SHORT TASK:
All of the lines below are to be transcribed faithfully, with pictures excluded from the copy.

--- begin COLLECTED MATERIAL ---

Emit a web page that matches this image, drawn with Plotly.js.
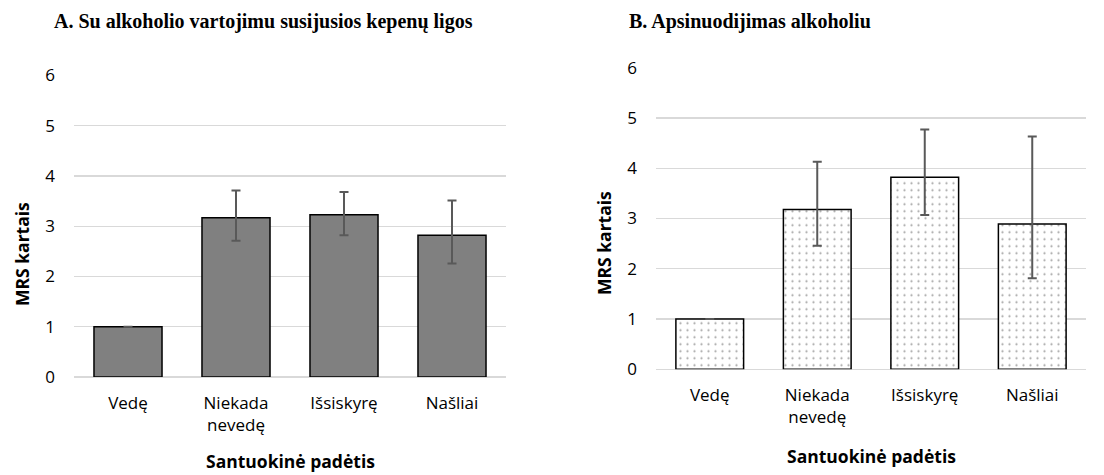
<!DOCTYPE html>
<html>
<head>
<meta charset="utf-8">
<script src="https://cdn.plot.ly/plotly-3.0.1.min.js"></script>
<style>html,body{margin:0;padding:0;background:#fff;}#chart{width:1104px;height:475px;}</style>
</head>
<body>
<div id="chart"></div>
<script>
// ---- data ----
const categories = ["Vedę", "Niekada<br>nevedę", "Išsiskyrę", "Našliai"];
const titleA = "A. Su alkoholio vartojimu susijusios kepenų ligos";
const titleB = "B. Apsinuodijimas alkoholiu";
const yTitle = "MRS kartais";
const xTitle = "Santuokinė padėtis";
const valuesA = [1.00, 3.17, 3.23, 2.82];
const upperA  = [1.00, 3.71, 3.68, 3.51];
const lowerA  = [1.00, 2.71, 2.82, 2.26];
const valuesB = [1.00, 3.18, 3.82, 2.89];
const upperB  = [1.00, 4.13, 4.77, 4.63];
const lowerB  = [1.00, 2.46, 3.07, 1.81];
const yTicks  = [0, 1, 2, 3, 4, 5, 6];

const W = 1104, H = 475;
const errStyle = {type: "data", symmetric: false, color: "#595959", thickness: 2, width: 4.5};

const traceA = {
  type: "bar", x: categories, y: valuesA, xaxis: "x", yaxis: "y",
  marker: {color: "#808080", line: {color: "#000000", width: 1.5}},
  error_y: Object.assign({}, errStyle, {
    array: upperA.map((u, i) => u - valuesA[i]),
    arrayminus: lowerA.map((l, i) => valuesA[i] - l)
  }),
  hoverinfo: "skip"
};
const traceB = {
  type: "bar", x: categories, y: valuesB, xaxis: "x2", yaxis: "y2",
  marker: {color: "#ffffff", line: {color: "#000000", width: 1.5},
           pattern: {shape: ".", fgcolor: "#a3a3a3", bgcolor: "#ffffff", size: 7, solidity: 0.08}},
  error_y: Object.assign({}, errStyle, {
    array: upperB.map((u, i) => u - valuesB[i]),
    arrayminus: lowerB.map((l, i) => valuesB[i] - l)
  }),
  hoverinfo: "skip"
};

const tickFont = {family: "Open Sans", size: 17, color: "#000000"};
function xAxis(domain, anchor) {
  return {domain: domain, anchor: anchor, type: "category", showgrid: false, zeroline: false,
          showline: false, ticks: "", tickfont: tickFont, ticklabelstandoff: 14, automargin: false};
}
function yAxis(domain, anchor) {
  return {domain: domain, anchor: anchor, range: [0, 6], tickvals: yTicks, showgrid: true,
          gridcolor: "#d9d9d9", gridwidth: 1.3, zeroline: true, zerolinecolor: "#d9d9d9", zerolinewidth: 1.3,
          showline: false, ticks: "", tickfont: tickFont, ticklabelstandoff: 18, automargin: false};
}

const axTitleFont = {family: "Open Sans", size: 17.5, color: "#000000", weight: "bold"};
const mainFont = {family: "Liberation Serif", size: 20, color: "#000000", weight: "bold"};

const layout = {
  width: W, height: H,
  margin: {l: 0, r: 0, t: 0, b: 0},
  paper_bgcolor: "#ffffff", plot_bgcolor: "#ffffff",
  showlegend: false, bargap: 0.37,
  font: {family: "Open Sans"},
  xaxis: xAxis([74 / W, 506 / W], "y"),
  yaxis: yAxis([(H - 377) / H, (H - 75.5) / H], "x"),
  xaxis2: xAxis([656 / W, 1086 / W], "y2"),
  yaxis2: yAxis([(H - 369.3) / H, (H - 67.7) / H], "x2"),
  annotations: [
    {text: "<b>" + titleA + "</b>", xref: "paper", yref: "paper", x: 52 / W, y: 1 - 22 / H,
     xanchor: "left", yanchor: "middle", showarrow: false, font: mainFont},
    {text: "<b>" + titleB + "</b>", xref: "paper", yref: "paper", x: 627 / W, y: 1 - 21 / H,
     xanchor: "left", yanchor: "middle", showarrow: false, font: mainFont},
    {text: "<b>" + yTitle + "</b>", xref: "paper", yref: "paper", x: 22 / W, y: 1 - 254 / H,
     xanchor: "center", yanchor: "middle", textangle: -90, showarrow: false, font: axTitleFont},
    {text: "<b>" + yTitle + "</b>", xref: "paper", yref: "paper", x: 604 / W, y: 1 - 243 / H,
     xanchor: "center", yanchor: "middle", textangle: -90, showarrow: false, font: axTitleFont},
    {text: "<b>" + xTitle + "</b>", xref: "paper", yref: "paper", x: 290 / W, y: 1 - 461 / H,
     xanchor: "center", yanchor: "middle", showarrow: false, font: axTitleFont},
    {text: "<b>" + xTitle + "</b>", xref: "paper", yref: "paper", x: 871 / W, y: 1 - 456 / H,
     xanchor: "center", yanchor: "middle", showarrow: false, font: axTitleFont}
  ]
};

Plotly.newPlot("chart", [traceA, traceB], layout, {displayModeBar: false, staticPlot: true});
</script>
</body>
</html>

--- end COLLECTED MATERIAL ---

REPLY:
Emit a web page that matches this image, drawn with Plotly.js.
<!DOCTYPE html>
<html>
<head>
<meta charset="utf-8">
<script src="https://cdn.plot.ly/plotly-3.0.1.min.js"></script>
<style>html,body{margin:0;padding:0;background:#fff;}#chart{width:1104px;height:475px;}</style>
</head>
<body>
<div id="chart"></div>
<script>
// ---- data ----
const categories = ["Vedę", "Niekada<br>nevedę", "Išsiskyrę", "Našliai"];
const titleA = "A. Su alkoholio vartojimu susijusios kepenų ligos";
const titleB = "B. Apsinuodijimas alkoholiu";
const yTitle = "MRS kartais";
const xTitle = "Santuokinė padėtis";
const valuesA = [1.00, 3.17, 3.23, 2.82];
const upperA  = [1.00, 3.71, 3.68, 3.51];
const lowerA  = [1.00, 2.71, 2.82, 2.26];
const valuesB = [1.00, 3.18, 3.82, 2.89];
const upperB  = [1.00, 4.13, 4.77, 4.63];
const lowerB  = [1.00, 2.46, 3.07, 1.81];
const yTicks  = [0, 1, 2, 3, 4, 5, 6];

const W = 1104, H = 475;
const errStyle = {type: "data", symmetric: false, color: "#595959", thickness: 2, width: 4.5};

const traceA = {
  type: "bar", x: categories, y: valuesA, xaxis: "x", yaxis: "y",
  marker: {color: "#808080", line: {color: "#000000", width: 1.5}},
  error_y: Object.assign({}, errStyle, {
    array: upperA.map((u, i) => u - valuesA[i]),
    arrayminus: lowerA.map((l, i) => valuesA[i] - l)
  }),
  hoverinfo: "skip"
};
const traceB = {
  type: "bar", x: categories, y: valuesB, xaxis: "x2", yaxis: "y2",
  marker: {color: "#ffffff", line: {color: "#000000", width: 1.5},
           pattern: {shape: ".", fgcolor: "#a3a3a3", bgcolor: "#ffffff", size: 7, solidity: 0.08}},
  error_y: Object.assign({}, errStyle, {
    array: upperB.map((u, i) => u - valuesB[i]),
    arrayminus: lowerB.map((l, i) => valuesB[i] - l)
  }),
  hoverinfo: "skip"
};

const tickFont = {family: "Open Sans", size: 17, color: "#000000"};
function xAxis(domain, anchor) {
  return {domain: domain, anchor: anchor, type: "category", showgrid: false, zeroline: false,
          showline: false, ticks: "", tickfont: tickFont, ticklabelstandoff: 14, automargin: false};
}
function yAxis(domain, anchor) {
  return {domain: domain, anchor: anchor, range: [0, 6], tickvals: yTicks, showgrid: true,
          gridcolor: "#d9d9d9", gridwidth: 1.3, zeroline: true, zerolinecolor: "#d9d9d9", zerolinewidth: 1.3,
          showline: false, ticks: "", tickfont: tickFont, ticklabelstandoff: 18, automargin: false};
}

const axTitleFont = {family: "Open Sans", size: 17.5, color: "#000000", weight: "bold"};
const mainFont = {family: "Liberation Serif", size: 20, color: "#000000", weight: "bold"};

const layout = {
  width: W, height: H,
  margin: {l: 0, r: 0, t: 0, b: 0},
  paper_bgcolor: "#ffffff", plot_bgcolor: "#ffffff",
  showlegend: false, bargap: 0.37,
  font: {family: "Open Sans"},
  xaxis: xAxis([74 / W, 506 / W], "y"),
  yaxis: yAxis([(H - 377) / H, (H - 75.5) / H], "x"),
  xaxis2: xAxis([656 / W, 1086 / W], "y2"),
  yaxis2: yAxis([(H - 369.3) / H, (H - 67.7) / H], "x2"),
  annotations: [
    {text: "<b>" + titleA + "</b>", xref: "paper", yref: "paper", x: 52 / W, y: 1 - 22 / H,
     xanchor: "left", yanchor: "middle", showarrow: false, font: mainFont},
    {text: "<b>" + titleB + "</b>", xref: "paper", yref: "paper", x: 627 / W, y: 1 - 21 / H,
     xanchor: "left", yanchor: "middle", showarrow: false, font: mainFont},
    {text: "<b>" + yTitle + "</b>", xref: "paper", yref: "paper", x: 22 / W, y: 1 - 254 / H,
     xanchor: "center", yanchor: "middle", textangle: -90, showarrow: false, font: axTitleFont},
    {text: "<b>" + yTitle + "</b>", xref: "paper", yref: "paper", x: 604 / W, y: 1 - 243 / H,
     xanchor: "center", yanchor: "middle", textangle: -90, showarrow: false, font: axTitleFont},
    {text: "<b>" + xTitle + "</b>", xref: "paper", yref: "paper", x: 290 / W, y: 1 - 461 / H,
     xanchor: "center", yanchor: "middle", showarrow: false, font: axTitleFont},
    {text: "<b>" + xTitle + "</b>", xref: "paper", yref: "paper", x: 871 / W, y: 1 - 456 / H,
     xanchor: "center", yanchor: "middle", showarrow: false, font: axTitleFont}
  ]
};

Plotly.newPlot("chart", [traceA, traceB], layout, {displayModeBar: false, staticPlot: true});
</script>
</body>
</html>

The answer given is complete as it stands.